Copy the data that follows exactly. Include no pictures.

Dataset section ::
** begin **

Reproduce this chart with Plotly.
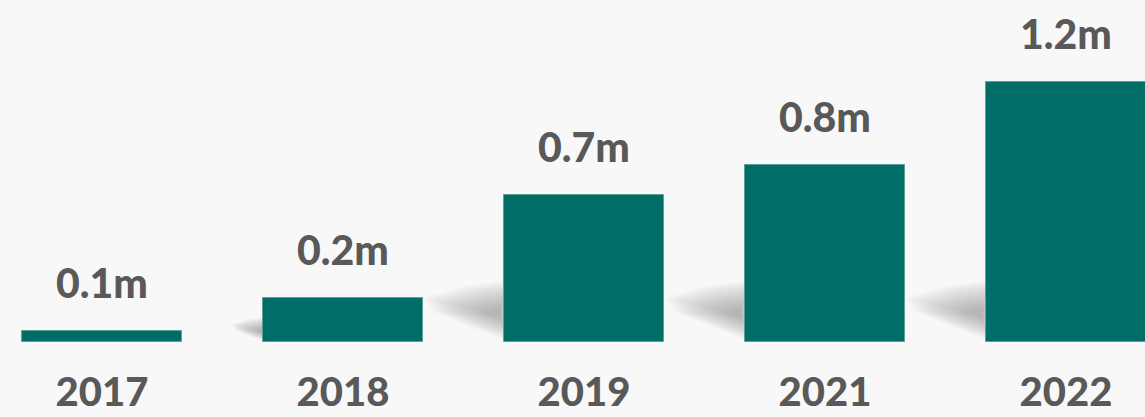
import plotly.graph_objects as go

years = ["2017", "2018", "2019", "2021", "2022"]
values = [0.051, 0.203, 0.678, 0.817, 1.2]
labels = ["0.1m", "0.2m", "0.7m", "0.8m", "1.2m"]

W, H = 1145, 417
BAR_COLOR = "#006d66"
TEXT_COLOR = "#595959"
BG = "#f9f8f9"
FONT = "Lato"

x_idx = list(range(len(years)))
x_range = [-0.423, 4.328]
y_range = [0, 1.578]
plot_h = 342
px_x = (x_range[1] - x_range[0]) / W
px_y = (y_range[1] - y_range[0]) / plot_h
bar_w = 0.664

fig = go.Figure()
fig.add_trace(go.Bar(
    x=x_idx, y=values, width=bar_w,
    marker=dict(color=BAR_COLOR, line=dict(color="#5f9e99", width=1)),
    hoverinfo="skip",
))

# soft cast shadows on the left of each bar
shapes = []
base_poly = [(2, -62), (-40, -56), (-80, -44), (-70, -30), (-30, -14), (2, -2)]
center = (-4, -28)
n_layers = 16
for i, v in enumerate(values):
    h_px = v / px_y
    s = min(1.0, h_px / 110.0)
    if s < 0.3:
        continue
    left = i - bar_w / 2
    for k in range(n_layers):
        f = 1.0 - k * (0.9 / n_layers)
        pts = []
        for (dx, dy) in base_poly:
            cx, cy = center
            px = (cx + (dx - cx) * f) * s
            py = (cy + (dy - cy) * f) * s
            pts.append((left + px * px_x, -py * px_y))
        path = "M " + " L ".join(f"{a:.5f},{b:.5f}" for a, b in pts) + " Z"
        shapes.append(dict(type="path", path=path, xref="x", yref="y",
                           fillcolor="rgba(110,110,110,0.03)",
                           line=dict(width=0), layer="below"))

annotations = []
for i, (v, lab) in enumerate(zip(values, labels)):
    annotations.append(dict(
        x=i, y=v, xref="x", yref="y", text=lab, showarrow=False,
        yanchor="bottom", yshift=22,
        font=dict(family=FONT, size=41, color=TEXT_COLOR, weight=900),
    ))

fig.update_layout(
    width=W, height=H,
    margin=dict(l=0, r=0, t=0, b=H - plot_h, autoexpand=False),
    paper_bgcolor=BG, plot_bgcolor=BG,
    showlegend=False,
    shapes=shapes, annotations=annotations,
    bargap=0,
    xaxis=dict(range=x_range, tickvals=x_idx, ticktext=years,
               showgrid=False, zeroline=False, showline=False, ticks="",
               ticklabelstandoff=23, automargin=False,
               tickfont=dict(family=FONT, size=40, color=TEXT_COLOR, weight=900),
               fixedrange=True),
    yaxis=dict(range=y_range, visible=False, showgrid=False, zeroline=False,
               automargin=False, fixedrange=True),
)

fig.write_html("out.html", config={"displayModeBar": False},
               post_script="document.body.style.margin='0';document.body.style.background='" + BG + "';")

** end **

Written answer ::
Reproduce this chart with Plotly.
import plotly.graph_objects as go

years = ["2017", "2018", "2019", "2021", "2022"]
values = [0.051, 0.203, 0.678, 0.817, 1.2]
labels = ["0.1m", "0.2m", "0.7m", "0.8m", "1.2m"]

W, H = 1145, 417
BAR_COLOR = "#006d66"
TEXT_COLOR = "#595959"
BG = "#f9f8f9"
FONT = "Lato"

x_idx = list(range(len(years)))
x_range = [-0.423, 4.328]
y_range = [0, 1.578]
plot_h = 342
px_x = (x_range[1] - x_range[0]) / W
px_y = (y_range[1] - y_range[0]) / plot_h
bar_w = 0.664

fig = go.Figure()
fig.add_trace(go.Bar(
    x=x_idx, y=values, width=bar_w,
    marker=dict(color=BAR_COLOR, line=dict(color="#5f9e99", width=1)),
    hoverinfo="skip",
))

# soft cast shadows on the left of each bar
shapes = []
base_poly = [(2, -62), (-40, -56), (-80, -44), (-70, -30), (-30, -14), (2, -2)]
center = (-4, -28)
n_layers = 16
for i, v in enumerate(values):
    h_px = v / px_y
    s = min(1.0, h_px / 110.0)
    if s < 0.3:
        continue
    left = i - bar_w / 2
    for k in range(n_layers):
        f = 1.0 - k * (0.9 / n_layers)
        pts = []
        for (dx, dy) in base_poly:
            cx, cy = center
            px = (cx + (dx - cx) * f) * s
            py = (cy + (dy - cy) * f) * s
            pts.append((left + px * px_x, -py * px_y))
        path = "M " + " L ".join(f"{a:.5f},{b:.5f}" for a, b in pts) + " Z"
        shapes.append(dict(type="path", path=path, xref="x", yref="y",
                           fillcolor="rgba(110,110,110,0.03)",
                           line=dict(width=0), layer="below"))

annotations = []
for i, (v, lab) in enumerate(zip(values, labels)):
    annotations.append(dict(
        x=i, y=v, xref="x", yref="y", text=lab, showarrow=False,
        yanchor="bottom", yshift=22,
        font=dict(family=FONT, size=41, color=TEXT_COLOR, weight=900),
    ))

fig.update_layout(
    width=W, height=H,
    margin=dict(l=0, r=0, t=0, b=H - plot_h, autoexpand=False),
    paper_bgcolor=BG, plot_bgcolor=BG,
    showlegend=False,
    shapes=shapes, annotations=annotations,
    bargap=0,
    xaxis=dict(range=x_range, tickvals=x_idx, ticktext=years,
               showgrid=False, zeroline=False, showline=False, ticks="",
               ticklabelstandoff=23, automargin=False,
               tickfont=dict(family=FONT, size=40, color=TEXT_COLOR, weight=900),
               fixedrange=True),
    yaxis=dict(range=y_range, visible=False, showgrid=False, zeroline=False,
               automargin=False, fixedrange=True),
)

fig.write_html("out.html", config={"displayModeBar": False},
               post_script="document.body.style.margin='0';document.body.style.background='" + BG + "';")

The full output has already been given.